#### Dataset content
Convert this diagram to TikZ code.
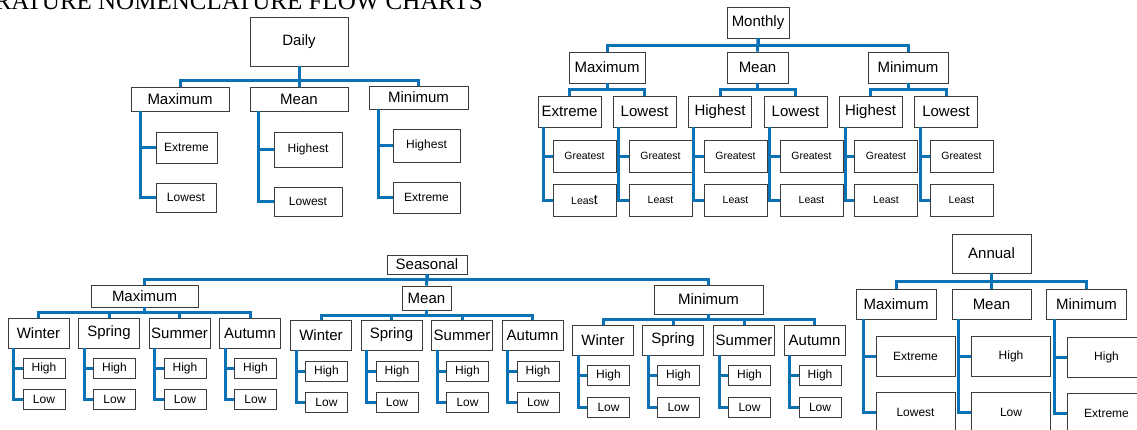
\documentclass[tikz,border=0pt]{standalone}
\usepackage{fontspec}
\setmainfont{Liberation Sans}
\newfontfamily\titlefont{Liberation Serif}
\usepackage{tikz}
\usepackage{xcolor}
\usetikzlibrary{positioning, calc}
\definecolor{LinkBlue}{HTML}{0B72B5}
\definecolor{BoxGray}{HTML}{3C3C3C}

\begin{document}
\begin{tikzpicture}[
    x=1pt, y=-1pt,
    box/.style={draw=BoxGray, line width=0.9pt, inner sep=0pt, anchor=center, text=black},
    sz/.style 2 args={minimum width=#1pt, minimum height=#2pt},
    bigtxt/.style={box, font=\fontsize{15}{15}\selectfont},
    smalltxt/.style={box, font=\fontsize{12}{12}\selectfont},
    tinytxt/.style={box, font=\fontsize{10.5}{10.5}\selectfont},
    link/.style={draw=LinkBlue, line width=3pt}
]
\clip (0,0) rectangle (1137,429);

% Title (cut at the top edge)
\node[anchor=base east, inner sep=0pt, font=\fontsize{25}{25}\selectfont\titlefont] (title) at (483,9) {TEMPERATURE NOMENCLATURE FLOW CHARTS};

% Daily
\node[bigtxt, sz={98}{49}] (daily) at (299,41.5) {Daily};
\node[bigtxt, sz={98}{24}] (dmax) at (180,99) {Maximum};
\node[bigtxt, sz={98}{24}] (dmean) at (299,99) {Mean};
\node[bigtxt, sz={99}{23}] (dmin) at (418.5,97.5) {Minimum};
\node[smalltxt, sz={61}{31}] (dmaxext) at (186.5,147.5) {Extreme};
\node[smalltxt, sz={60}{29}] (dmaxlow) at (186,197.5) {Lowest};
\node[smalltxt, sz={68}{35}] (dmeanhi) at (308,149.5) {Highest};
\node[smalltxt, sz={68}{29}] (dmeanlow) at (308,201.5) {Lowest};
\node[smalltxt, sz={67}{33}] (dminhi) at (426.5,145.5) {Highest};
\node[smalltxt, sz={67}{31}] (dminext) at (426.5,197.5) {Extreme};

\draw[link] (daily.south) -- ++(0,14) -| (dmax.north);
\draw[link] (daily.south) -- (dmean.north);
\draw[link] (daily.south) -- ++(0,14) -| (dmin.north);
\draw[link] ([xshift=10pt]dmax.south west) |- (dmaxext.west);
\draw[link] ([xshift=10pt]dmax.south west) |- (dmaxlow.west);
\draw[link] ([xshift=9pt]dmean.south west) |- (dmeanhi.west);
\draw[link] ([xshift=9pt]dmean.south west) |- (dmeanlow.west);
\draw[link] ([xshift=10pt]dmin.south west) |- (dminhi.west);
\draw[link] ([xshift=10pt]dmin.south west) |- (dminext.west);

% Monthly
\node[bigtxt, sz={62}{31}] (monthly) at (758,22.5) {Monthly};
\node[bigtxt, sz={76}{31}] (mmax) at (607,67.5) {Maximum};
\node[bigtxt, sz={61}{31}] (mmean) at (757.5,67.5) {Mean};
\node[bigtxt, sz={80}{31}] (mmin) at (908,67.5) {Minimum};
\node[bigtxt, sz={63}{31}] (mmaxext) at (569.5,111.5) {Extreme};
\node[bigtxt, sz={63}{31}] (mmaxlow) at (644.5,111.5) {Lowest};
\node[bigtxt, sz={63}{31}] (mmeanhi) at (720,111.5) {Highest};
\node[bigtxt, sz={63}{31}] (mmeanlow) at (795.5,111.5) {Lowest};
\node[bigtxt, sz={63}{31}] (mminhi) at (870.5,111.5) {Highest};
\node[bigtxt, sz={63}{31}] (mminlow) at (946,111.5) {Lowest};
\node[tinytxt, sz={63}{32}] (mmaxextg) at (584.5,156) {Greatest};
\node[tinytxt, sz={63}{32}] (mmaxextl) at (584.5,200) {Leas{\fontsize{14}{14}\selectfont t}};
\node[tinytxt, sz={63}{32}] (mmaxlowg) at (660.5,156) {Greatest};
\node[tinytxt, sz={63}{32}] (mmaxlowl) at (660.5,200) {Least};
\node[tinytxt, sz={63}{32}] (mmeanhig) at (735.5,156) {Greatest};
\node[tinytxt, sz={63}{32}] (mmeanhil) at (735.5,200) {Least};
\node[tinytxt, sz={63}{32}] (mmeanlowg) at (811.5,156) {Greatest};
\node[tinytxt, sz={63}{32}] (mmeanlowl) at (811.5,200) {Least};
\node[tinytxt, sz={63}{32}] (mminhig) at (886,156) {Greatest};
\node[tinytxt, sz={63}{32}] (mminhil) at (886,200) {Least};
\node[tinytxt, sz={63}{32}] (mminlowg) at (961.5,156) {Greatest};
\node[tinytxt, sz={63}{32}] (mminlowl) at (961.5,200) {Least};

\draw[link] (monthly.south) -- ++(0,7) -| (mmax.north);
\draw[link] (monthly.south) -- (mmean.north);
\draw[link] (monthly.south) -- ++(0,7) -| (mmin.north);
\draw[link] (mmax.south) -- ++(0,6) -| (mmaxext.north);
\draw[link] (mmax.south) -- ++(0,6) -| (mmaxlow.north);
\draw[link] (mmean.south) -- ++(0,6) -| (mmeanhi.north);
\draw[link] (mmean.south) -- ++(0,6) -| (mmeanlow.north);
\draw[link] (mmin.south) -- ++(0,6) -| (mminhi.north);
\draw[link] (mmin.south) -- ++(0,6) -| (mminlow.north);
\draw[link] ([xshift=6pt]mmaxext.south west) |- (mmaxextg.west);
\draw[link] ([xshift=6pt]mmaxext.south west) |- (mmaxextl.west);
\draw[link] ([xshift=6pt]mmaxlow.south west) |- (mmaxlowg.west);
\draw[link] ([xshift=6pt]mmaxlow.south west) |- (mmaxlowl.west);
\draw[link] ([xshift=5pt]mmeanhi.south west) |- (mmeanhig.west);
\draw[link] ([xshift=5pt]mmeanhi.south west) |- (mmeanhil.west);
\draw[link] ([xshift=6pt]mmeanlow.south west) |- (mmeanlowg.west);
\draw[link] ([xshift=6pt]mmeanlow.south west) |- (mmeanlowl.west);
\draw[link] ([xshift=7pt]mminhi.south west) |- (mminhig.west);
\draw[link] ([xshift=7pt]mminhi.south west) |- (mminhil.west);
\draw[link] ([xshift=6pt]mminlow.south west) |- (mminlowg.west);
\draw[link] ([xshift=6pt]mminlow.south west) |- (mminlowl.west);

% Seasonal
\node[bigtxt, sz={80}{19}] (seasonal) at (427,264.5) {Seasonal};
\node[bigtxt, sz={107}{22}] (smax) at (144.5,296) {Maximum};
\node[bigtxt, sz={49}{24}] (smean) at (426.5,298) {Mean};
\node[bigtxt, sz={109}{29}] (smin) at (708.5,299.5) {Minimum};
\node[bigtxt, sz={61}{30}] (smaxwin) at (38.5,333) {Winter};
\node[bigtxt, sz={61}{30}] (smaxspr) at (109,333) {Spring};
\node[bigtxt, sz={61}{30}] (smaxsum) at (179.5,333) {Summer};
\node[bigtxt, sz={61}{30}] (smaxaut) at (250,333) {Autumn};
\node[bigtxt, sz={61}{30}] (smeanwin) at (321,335) {Winter};
\node[bigtxt, sz={61}{30}] (smeanspr) at (391.5,335) {Spring};
\node[bigtxt, sz={61}{30}] (smeansum) at (462,335) {Summer};
\node[bigtxt, sz={61}{30}] (smeanaut) at (532.5,335) {Autumn};
\node[bigtxt, sz={61}{30}] (sminwin) at (603,340) {Winter};
\node[bigtxt, sz={61}{30}] (sminspr) at (673,340) {Spring};
\node[bigtxt, sz={61}{30}] (sminsum) at (744,340) {Summer};
\node[bigtxt, sz={61}{30}] (sminaut) at (814.5,340) {Autumn};
\node[smalltxt, sz={42}{20}] (smaxwinh) at (44,368) {High};
\node[smalltxt, sz={42}{20}] (smaxwinl) at (44,399) {Low};
\node[smalltxt, sz={42}{20}] (smaxsprh) at (114.5,368) {High};
\node[smalltxt, sz={42}{20}] (smaxsprl) at (114.5,399) {Low};
\node[smalltxt, sz={42}{20}] (smaxsumh) at (185,368) {High};
\node[smalltxt, sz={42}{20}] (smaxsuml) at (185,399) {Low};
\node[smalltxt, sz={42}{20}] (smaxauth) at (255.5,368) {High};
\node[smalltxt, sz={42}{20}] (smaxautl) at (255.5,399) {Low};
\node[smalltxt, sz={42}{20}] (smeanwinh) at (326.5,371.5) {High};
\node[smalltxt, sz={42}{20}] (smeanwinl) at (326.5,402) {Low};
\node[smalltxt, sz={42}{20}] (smeansprh) at (397,371.5) {High};
\node[smalltxt, sz={42}{20}] (smeansprl) at (397,402) {Low};
\node[smalltxt, sz={42}{20}] (smeansumh) at (467.5,371.5) {High};
\node[smalltxt, sz={42}{20}] (smeansuml) at (467.5,402) {Low};
\node[smalltxt, sz={42}{20}] (smeanauth) at (538,371.5) {High};
\node[smalltxt, sz={42}{20}] (smeanautl) at (538,402) {Low};
\node[smalltxt, sz={42}{20}] (sminwinh) at (608.5,375.5) {High};
\node[smalltxt, sz={42}{20}] (sminwinl) at (608.5,407) {Low};
\node[smalltxt, sz={42}{20}] (sminsprh) at (678.5,375.5) {High};
\node[smalltxt, sz={42}{20}] (sminsprl) at (678.5,407) {Low};
\node[smalltxt, sz={42}{20}] (sminsumh) at (749.5,375.5) {High};
\node[smalltxt, sz={42}{20}] (sminsuml) at (749.5,407) {Low};
\node[smalltxt, sz={42}{20}] (sminauth) at (820,375.5) {High};
\node[smalltxt, sz={42}{20}] (sminautl) at (820,407) {Low};

\draw[link] (seasonal.south) -- ++(0,5.5) -| (smax.north);
\draw[link] (seasonal.south) -- (smean.north);
\draw[link] (seasonal.south) -- ++(0,5.5) -| (smin.north);
\draw[link] (smax.south) -- ++(0,5) -| (smaxwin.north);
\draw[link] (smax.south) -- ++(0,5) -| (smaxspr.north);
\draw[link] (smax.south) -- ++(0,5) -| (smaxsum.north);
\draw[link] (smax.south) -- ++(0,5) -| (smaxaut.north);
\draw[link] (smean.south) -- ++(0,5) -| (smeanwin.north);
\draw[link] (smean.south) -- ++(0,5) -| (smeanspr.north);
\draw[link] (smean.south) -- ++(0,5) -| (smeansum.north);
\draw[link] (smean.south) -- ++(0,5) -| (smeanaut.north);
\draw[link] (smin.south) -- ++(0,5) -| (sminwin.north);
\draw[link] (smin.south) -- ++(0,5) -| (sminspr.north);
\draw[link] (smin.south) -- ++(0,5) -| (sminsum.north);
\draw[link] (smin.south) -- ++(0,5) -| (sminaut.north);
% Seasonal leaves
\draw[link] ([xshift=6pt]smaxwin.south west) |- (smaxwinh.west);
\draw[link] ([xshift=6pt]smaxwin.south west) |- (smaxwinl.west);
\draw[link] ([xshift=6pt]smaxspr.south west) |- (smaxsprh.west);
\draw[link] ([xshift=6pt]smaxspr.south west) |- (smaxsprl.west);
\draw[link] ([xshift=6pt]smaxsum.south west) |- (smaxsumh.west);
\draw[link] ([xshift=6pt]smaxsum.south west) |- (smaxsuml.west);
\draw[link] ([xshift=6pt]smaxaut.south west) |- (smaxauth.west);
\draw[link] ([xshift=6pt]smaxaut.south west) |- (smaxautl.west);
\draw[link] ([xshift=6pt]smeanwin.south west) |- (smeanwinh.west);
\draw[link] ([xshift=6pt]smeanwin.south west) |- (smeanwinl.west);
\draw[link] ([xshift=6pt]smeanspr.south west) |- (smeansprh.west);
\draw[link] ([xshift=6pt]smeanspr.south west) |- (smeansprl.west);
\draw[link] ([xshift=6pt]smeansum.south west) |- (smeansumh.west);
\draw[link] ([xshift=6pt]smeansum.south west) |- (smeansuml.west);
\draw[link] ([xshift=6pt]smeanaut.south west) |- (smeanauth.west);
\draw[link] ([xshift=6pt]smeanaut.south west) |- (smeanautl.west);
\draw[link] ([xshift=6pt]sminwin.south west) |- (sminwinh.west);
\draw[link] ([xshift=6pt]sminwin.south west) |- (sminwinl.west);
\draw[link] ([xshift=6pt]sminspr.south west) |- (sminsprh.west);
\draw[link] ([xshift=6pt]sminspr.south west) |- (sminsprl.west);
\draw[link] ([xshift=6pt]sminsum.south west) |- (sminsumh.west);
\draw[link] ([xshift=6pt]sminsum.south west) |- (sminsuml.west);
\draw[link] ([xshift=6pt]sminaut.south west) |- (sminauth.west);
\draw[link] ([xshift=6pt]sminaut.south west) |- (sminautl.west);

% Annual
\node[bigtxt, sz={79}{39}] (annual) at (991.5,253.5) {Annual};
\node[bigtxt, sz={80}{30}] (amax) at (896,304) {Maximum};
\node[bigtxt, sz={79}{30}] (amean) at (991.5,304) {Mean};
\node[bigtxt, sz={80}{30}] (amin) at (1086.5,304) {Minimum};
\node[smalltxt, sz={79}{40}] (amaxext) at (915.5,356) {Extreme};
\node[smalltxt, sz={79}{40}] (amaxlow) at (915.5,412) {Lowest};
\node[smalltxt, sz={79}{40}] (ameanhi) at (1011,356) {High};
\node[smalltxt, sz={79}{40}] (ameanlow) at (1011,412) {Low};
\node[smalltxt, sz={79}{40}] (aminhi) at (1106.5,357) {High};
\node[smalltxt, sz={79}{40}] (aminext) at (1106.5,413) {Extreme};

\draw[link] (annual.south) -- ++(0,8) -| (amax.north);
\draw[link] (annual.south) -- (amean.north);
\draw[link] (annual.south) -- ++(0,8) -| (amin.north);
\draw[link] ([xshift=8pt]amax.south west) |- (amaxext.west);
\draw[link] ([xshift=8pt]amax.south west) |- (amaxlow.west);
\draw[link] ([xshift=7pt]amean.south west) |- (ameanhi.west);
\draw[link] ([xshift=7pt]amean.south west) |- (ameanlow.west);
\draw[link] ([xshift=8pt]amin.south west) |- (aminhi.west);
\draw[link] ([xshift=8pt]amin.south west) |- (aminext.west);
\end{tikzpicture}
\end{document}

#### Task goal
Only the lines from the top of the data through the line with "(title) at (483,9)" should be quoted, exactly and with both ends kept; skip the pictures.

#### Response to this exercise
Convert this diagram to TikZ code.
\documentclass[tikz,border=0pt]{standalone}
\usepackage{fontspec}
\setmainfont{Liberation Sans}
\newfontfamily\titlefont{Liberation Serif}
\usepackage{tikz}
\usepackage{xcolor}
\usetikzlibrary{positioning, calc}
\definecolor{LinkBlue}{HTML}{0B72B5}
\definecolor{BoxGray}{HTML}{3C3C3C}

\begin{document}
\begin{tikzpicture}[
    x=1pt, y=-1pt,
    box/.style={draw=BoxGray, line width=0.9pt, inner sep=0pt, anchor=center, text=black},
    sz/.style 2 args={minimum width=#1pt, minimum height=#2pt},
    bigtxt/.style={box, font=\fontsize{15}{15}\selectfont},
    smalltxt/.style={box, font=\fontsize{12}{12}\selectfont},
    tinytxt/.style={box, font=\fontsize{10.5}{10.5}\selectfont},
    link/.style={draw=LinkBlue, line width=3pt}
]
\clip (0,0) rectangle (1137,429);

% Title (cut at the top edge)
\node[anchor=base east, inner sep=0pt, font=\fontsize{25}{25}\selectfont\titlefont] (title) at (483,9) {TEMPERATURE NOMENCLATURE FLOW CHARTS};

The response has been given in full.